Extracted data entries:
::::::::::
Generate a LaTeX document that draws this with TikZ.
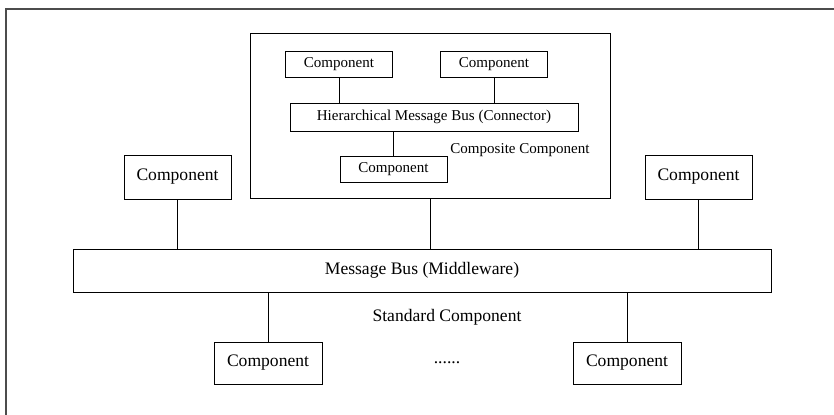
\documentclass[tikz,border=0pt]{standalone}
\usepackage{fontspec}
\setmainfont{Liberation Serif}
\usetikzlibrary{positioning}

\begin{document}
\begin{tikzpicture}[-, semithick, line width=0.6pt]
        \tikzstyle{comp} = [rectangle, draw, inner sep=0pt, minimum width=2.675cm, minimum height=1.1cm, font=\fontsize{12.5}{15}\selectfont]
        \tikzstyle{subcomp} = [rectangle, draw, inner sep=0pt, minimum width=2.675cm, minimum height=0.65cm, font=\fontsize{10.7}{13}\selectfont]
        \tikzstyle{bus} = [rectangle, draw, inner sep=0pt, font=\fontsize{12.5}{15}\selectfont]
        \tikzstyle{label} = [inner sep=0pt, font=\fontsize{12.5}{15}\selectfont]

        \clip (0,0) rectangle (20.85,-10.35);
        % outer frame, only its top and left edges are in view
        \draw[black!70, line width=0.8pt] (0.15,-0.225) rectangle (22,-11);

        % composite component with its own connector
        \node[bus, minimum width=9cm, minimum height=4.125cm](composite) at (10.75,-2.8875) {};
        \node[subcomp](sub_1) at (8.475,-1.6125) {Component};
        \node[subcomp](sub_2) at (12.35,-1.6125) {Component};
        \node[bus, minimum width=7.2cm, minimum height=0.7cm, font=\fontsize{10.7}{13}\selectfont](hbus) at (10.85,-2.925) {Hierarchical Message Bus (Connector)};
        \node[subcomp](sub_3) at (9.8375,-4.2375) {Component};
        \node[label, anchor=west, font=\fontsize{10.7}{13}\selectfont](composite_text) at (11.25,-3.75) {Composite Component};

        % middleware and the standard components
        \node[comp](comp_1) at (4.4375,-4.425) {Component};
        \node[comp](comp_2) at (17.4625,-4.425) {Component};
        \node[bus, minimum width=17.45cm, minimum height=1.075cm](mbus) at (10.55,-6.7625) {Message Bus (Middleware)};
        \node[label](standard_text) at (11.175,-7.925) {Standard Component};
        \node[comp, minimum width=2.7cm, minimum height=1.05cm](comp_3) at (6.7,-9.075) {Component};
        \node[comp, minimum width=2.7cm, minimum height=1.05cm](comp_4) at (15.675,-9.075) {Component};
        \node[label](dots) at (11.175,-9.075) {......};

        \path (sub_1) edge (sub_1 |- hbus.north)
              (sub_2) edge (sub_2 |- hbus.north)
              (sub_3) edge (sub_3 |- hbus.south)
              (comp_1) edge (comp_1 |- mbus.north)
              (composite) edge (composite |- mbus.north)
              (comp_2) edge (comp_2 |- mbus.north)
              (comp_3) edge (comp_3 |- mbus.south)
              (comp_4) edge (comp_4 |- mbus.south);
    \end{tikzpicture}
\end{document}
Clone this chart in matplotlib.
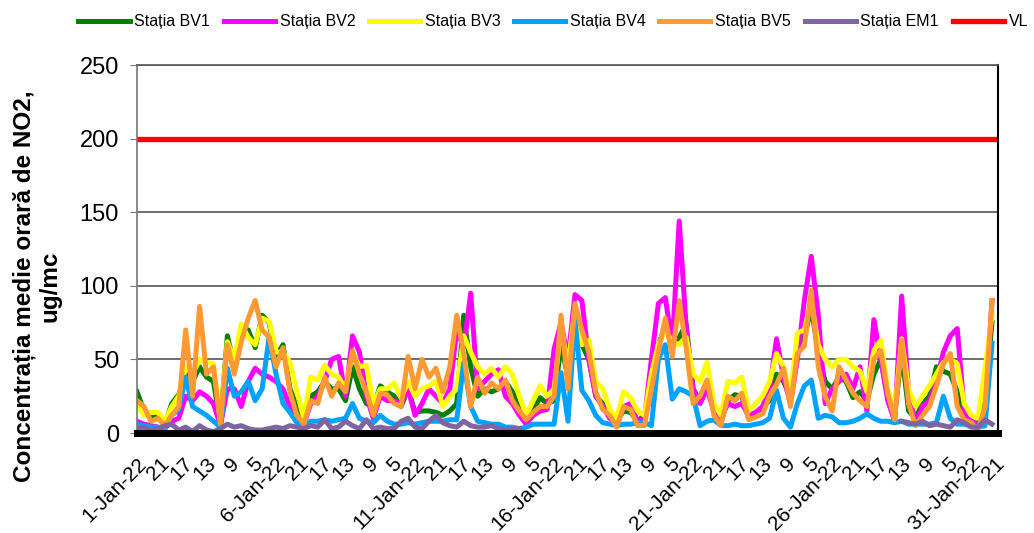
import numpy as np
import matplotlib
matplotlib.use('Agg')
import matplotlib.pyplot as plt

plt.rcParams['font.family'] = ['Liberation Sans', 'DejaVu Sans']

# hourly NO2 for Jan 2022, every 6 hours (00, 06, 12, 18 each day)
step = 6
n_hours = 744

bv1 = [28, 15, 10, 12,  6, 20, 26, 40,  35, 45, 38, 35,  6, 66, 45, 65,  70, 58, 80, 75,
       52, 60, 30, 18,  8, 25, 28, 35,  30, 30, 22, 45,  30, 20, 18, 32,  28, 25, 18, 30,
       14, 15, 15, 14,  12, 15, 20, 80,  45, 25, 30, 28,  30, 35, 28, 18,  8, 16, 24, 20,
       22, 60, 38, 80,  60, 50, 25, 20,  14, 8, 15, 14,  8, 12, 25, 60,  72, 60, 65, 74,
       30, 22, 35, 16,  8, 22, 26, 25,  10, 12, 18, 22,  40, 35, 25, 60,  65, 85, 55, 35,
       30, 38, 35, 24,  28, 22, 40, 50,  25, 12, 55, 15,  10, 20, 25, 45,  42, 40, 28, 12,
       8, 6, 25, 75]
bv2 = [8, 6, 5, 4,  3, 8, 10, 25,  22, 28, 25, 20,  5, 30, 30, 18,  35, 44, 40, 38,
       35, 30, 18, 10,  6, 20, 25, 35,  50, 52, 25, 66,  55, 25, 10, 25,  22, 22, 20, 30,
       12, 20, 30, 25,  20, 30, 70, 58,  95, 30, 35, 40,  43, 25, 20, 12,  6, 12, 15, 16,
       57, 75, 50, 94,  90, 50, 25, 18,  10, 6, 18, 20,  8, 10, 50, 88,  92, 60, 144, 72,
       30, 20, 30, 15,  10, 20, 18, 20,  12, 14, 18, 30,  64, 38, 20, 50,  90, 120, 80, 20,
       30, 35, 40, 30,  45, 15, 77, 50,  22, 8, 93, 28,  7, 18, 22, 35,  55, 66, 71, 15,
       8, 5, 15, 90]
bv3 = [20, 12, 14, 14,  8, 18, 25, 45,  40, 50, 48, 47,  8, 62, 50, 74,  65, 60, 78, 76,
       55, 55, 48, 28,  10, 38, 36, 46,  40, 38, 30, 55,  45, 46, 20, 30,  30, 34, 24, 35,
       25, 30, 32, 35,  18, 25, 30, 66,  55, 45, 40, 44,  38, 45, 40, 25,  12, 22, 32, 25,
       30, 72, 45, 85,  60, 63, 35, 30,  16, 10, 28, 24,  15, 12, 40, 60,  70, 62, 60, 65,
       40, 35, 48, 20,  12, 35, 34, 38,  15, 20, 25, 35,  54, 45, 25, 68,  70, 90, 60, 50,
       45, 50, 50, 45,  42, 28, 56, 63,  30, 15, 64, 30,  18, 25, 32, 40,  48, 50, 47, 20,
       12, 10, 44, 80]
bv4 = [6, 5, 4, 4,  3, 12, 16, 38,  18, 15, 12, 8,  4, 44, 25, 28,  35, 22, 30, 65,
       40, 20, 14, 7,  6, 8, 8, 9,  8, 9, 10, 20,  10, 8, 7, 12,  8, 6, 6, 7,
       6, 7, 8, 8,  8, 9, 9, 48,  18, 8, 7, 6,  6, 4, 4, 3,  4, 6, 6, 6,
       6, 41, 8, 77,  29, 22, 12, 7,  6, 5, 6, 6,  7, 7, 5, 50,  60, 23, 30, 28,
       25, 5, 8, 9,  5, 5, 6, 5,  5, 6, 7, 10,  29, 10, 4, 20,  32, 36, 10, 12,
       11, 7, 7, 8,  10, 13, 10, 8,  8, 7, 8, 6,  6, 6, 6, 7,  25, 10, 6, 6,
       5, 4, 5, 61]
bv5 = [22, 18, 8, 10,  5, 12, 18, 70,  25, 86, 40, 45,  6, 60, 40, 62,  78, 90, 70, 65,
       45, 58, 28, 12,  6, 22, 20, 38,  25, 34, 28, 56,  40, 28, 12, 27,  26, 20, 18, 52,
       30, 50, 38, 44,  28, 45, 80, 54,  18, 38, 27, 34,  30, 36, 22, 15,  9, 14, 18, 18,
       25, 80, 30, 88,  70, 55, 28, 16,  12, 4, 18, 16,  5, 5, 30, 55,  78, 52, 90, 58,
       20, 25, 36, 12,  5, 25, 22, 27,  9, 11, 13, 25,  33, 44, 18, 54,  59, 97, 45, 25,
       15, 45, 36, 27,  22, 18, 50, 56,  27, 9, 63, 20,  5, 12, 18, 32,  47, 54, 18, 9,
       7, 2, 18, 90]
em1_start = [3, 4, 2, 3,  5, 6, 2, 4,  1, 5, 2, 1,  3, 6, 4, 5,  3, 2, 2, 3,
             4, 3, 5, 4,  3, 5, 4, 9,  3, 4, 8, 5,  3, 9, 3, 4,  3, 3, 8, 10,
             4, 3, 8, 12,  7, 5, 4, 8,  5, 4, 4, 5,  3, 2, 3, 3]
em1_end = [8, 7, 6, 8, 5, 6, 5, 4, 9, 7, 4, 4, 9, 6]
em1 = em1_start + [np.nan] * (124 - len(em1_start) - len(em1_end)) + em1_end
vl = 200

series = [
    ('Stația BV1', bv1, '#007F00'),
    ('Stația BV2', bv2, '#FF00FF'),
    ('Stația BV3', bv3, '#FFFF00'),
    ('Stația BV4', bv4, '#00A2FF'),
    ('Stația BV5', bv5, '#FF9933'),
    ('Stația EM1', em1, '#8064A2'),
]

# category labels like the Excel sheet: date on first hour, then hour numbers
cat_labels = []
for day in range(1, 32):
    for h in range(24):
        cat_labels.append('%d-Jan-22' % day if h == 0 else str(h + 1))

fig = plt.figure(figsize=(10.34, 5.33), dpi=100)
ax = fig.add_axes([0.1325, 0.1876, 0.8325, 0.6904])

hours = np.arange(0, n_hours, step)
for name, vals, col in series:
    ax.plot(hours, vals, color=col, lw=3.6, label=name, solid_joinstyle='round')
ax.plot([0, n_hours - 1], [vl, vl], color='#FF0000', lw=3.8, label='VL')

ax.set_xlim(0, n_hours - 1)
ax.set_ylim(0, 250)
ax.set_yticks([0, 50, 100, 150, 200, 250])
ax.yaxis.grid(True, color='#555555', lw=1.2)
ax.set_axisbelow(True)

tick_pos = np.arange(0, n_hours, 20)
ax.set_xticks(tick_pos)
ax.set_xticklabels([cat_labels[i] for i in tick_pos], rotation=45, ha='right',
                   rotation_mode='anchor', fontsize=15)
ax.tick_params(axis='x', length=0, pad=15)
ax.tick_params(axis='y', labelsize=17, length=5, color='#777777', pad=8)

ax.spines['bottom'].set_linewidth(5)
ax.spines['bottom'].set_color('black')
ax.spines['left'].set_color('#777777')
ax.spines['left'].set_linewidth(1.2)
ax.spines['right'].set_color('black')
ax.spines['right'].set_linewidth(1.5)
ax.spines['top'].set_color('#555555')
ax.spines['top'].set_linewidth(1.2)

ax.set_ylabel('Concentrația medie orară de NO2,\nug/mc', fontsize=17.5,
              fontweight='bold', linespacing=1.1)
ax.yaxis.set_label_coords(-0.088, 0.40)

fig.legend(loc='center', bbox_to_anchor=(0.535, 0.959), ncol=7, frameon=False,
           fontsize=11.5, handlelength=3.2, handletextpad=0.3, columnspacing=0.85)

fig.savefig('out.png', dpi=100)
::::::::::
● THE PROBLEM: Leave the pictures out and copy exactly the lines from the one with "Clone this chart in matplotlib." through the one with "plt.rcParams['font.family'] = ['Liberation", nothing more.

● RESULT OF THE EXERCISE:
Clone this chart in matplotlib.
import numpy as np
import matplotlib
matplotlib.use('Agg')
import matplotlib.pyplot as plt

plt.rcParams['font.family'] = ['Liberation Sans', 'DejaVu Sans']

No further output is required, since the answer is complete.